College Announces 2014 Honorary Degree Recipients
The Board of Trustees of Albertus Magnus College has voted unanimously to confer the honorary degree of Doctor of Humane Letters upon the following distinguished individuals at the College's 91st Commencement Exercises, Sunday, May 18:
Rabbi Herbert N. Brockman, a seventh-generation rabbi, has been the spiritual leader of Hamden's Congregation Mishkan Israel for nearly 30 years. Dedicated to promoting social justice and interfaith programs throughout greater New Haven, nationally and internationally, he has served on countless boards, including Interfaith Cooperative Ministries and Hartford Seminary; he is a lecturer at Yale Divinity School.

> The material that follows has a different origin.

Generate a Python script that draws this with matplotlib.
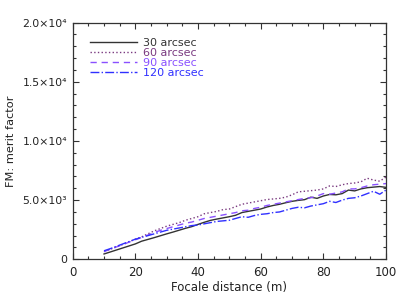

Rabbi Brockman is passionate in his belief that involvement in the broader community is central not only to his synagogue's mission but important in the lives of all.
Drew S. Days III, civil rights activist, Peace Corps alumnus, teacher, author and public servant, came to New Haven in 1963 as a student at Yale Law School, receiving his LL.B. in 1966. Today, he is Yale's Alfred M. Rankin Professor Emeritus of Law and Professorial Lecturer in Law. His has been a distinguished career in the law: staff member of the NAACP Legal Defense Fund litigating civil rights cases; assistant attorney general for civil rights in the U.S. Department of Justice; and solicitor general of the United States - the Government's lawyer in cases before the Supreme Court.
Janice McLaughlin, M.M., is president of the Maryknoll Sisters of St. Dominic, the first U.S-based congregation of Roman Catholic women religious dedicated to overseas service. For nearly 40 years she served in Africa: first in Kenya and later in Rhodesia (now Zimbabwe). Her articles documenting government atrocities there led to her arrest, imprisonment and deportation. When Rhodesia gained independence, the new government invited her to work as an education consultant in the President's Office, helping to develop a new system of education linking academic subjects and technical training.
Denys Turner is the Horace Tracy Pitkin Professor of Historical Theology at Yale Divinity School. Prior to coming to Yale in 2005, he was the Norris-Hulse Professor of Divinity at the University of Cambridge; he also taught at several other universities in the United Kingdom. His focus is the study of the traditions of Western Christian mysticism, with special emphasis on doctrines of religious language and of selfhood, and on the links between classical traditions of spirituality and mysticism and the social and political commitments of Christianity. He has written several books, the most recent, “Thomas Aquinas: A Portrait,” was published in 2013.